3. As Jeff Immelt, is it time to tune up or even overhaul GE’s management development policies and practices? Specifically, how would you deal with proposals to change the vitality curve, MBA and international recruitment, and the executive bands?[pic 3]
Issue One
One of the major issues that GE faces at this moment is that employees leave the company for other opportunities due to the “disciplined performance management analysis” (5) whereas only top employees are rewarded and “the bottom 10% to improve” (5) or they’d get up leaving the company for good.
Possible Solution
Despite the fact that these employees are at the tail end, they should still feel proud of their job and gain certain amount of recognition from the company. Making employees feel recognize is just as important as expanding the company because it is very easy to lose passion once these employees feel worthless of themselves. As most of the employees were ranked in the “middle 70%”, they feel like they are not being appreciated and that their existence are disposable. As the company constantly cutting off the bottom portion of their employees would also results in the loss of employee’s loyalty to the company.

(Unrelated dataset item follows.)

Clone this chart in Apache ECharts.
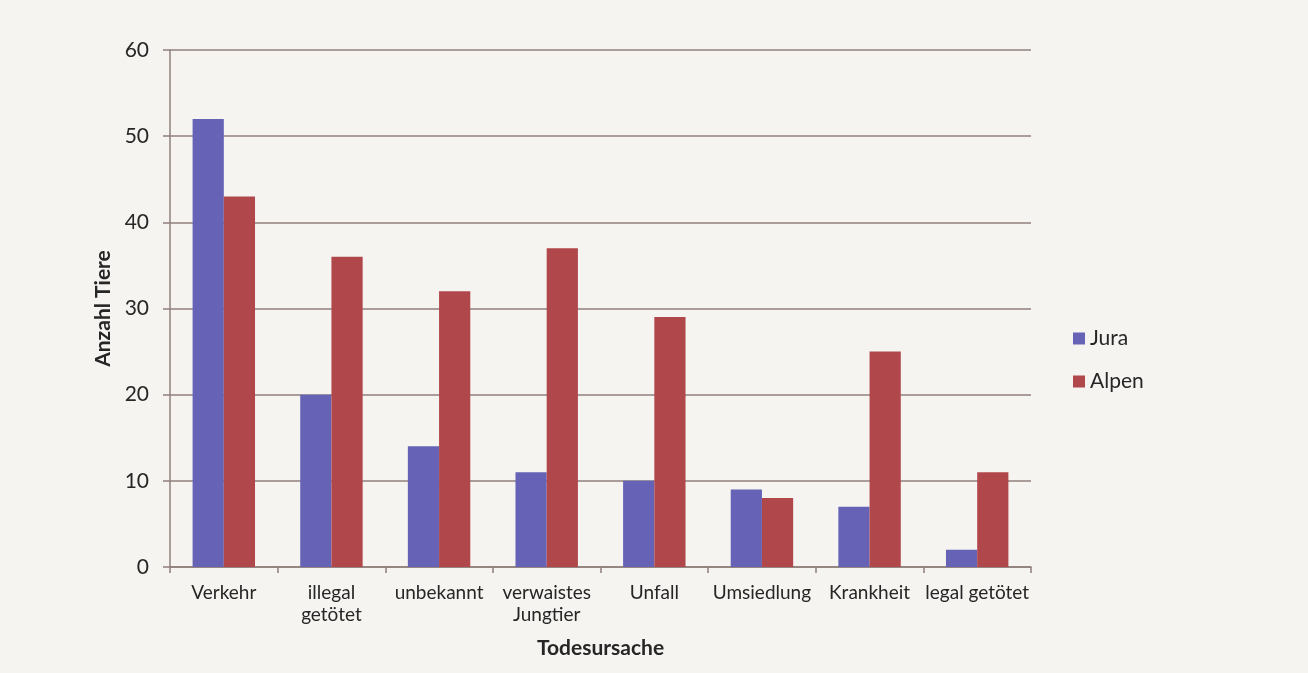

Perhaps, the company shall offer other support and assistance for the bottom 10% employee to work their way up rather than setting deadline and giving threats. On the other hand, if these bottom 10% people still failed to achieve progress, they should be utilize and transfer into other department or workforce to efficiently make use of their abilities. For example, these people may devote their time to perform Corporate Social Responsibility projects that help establish a good business image for GE. Through this process, these people may regain their passion and faith towards the company because they can witness what they do have made a difference.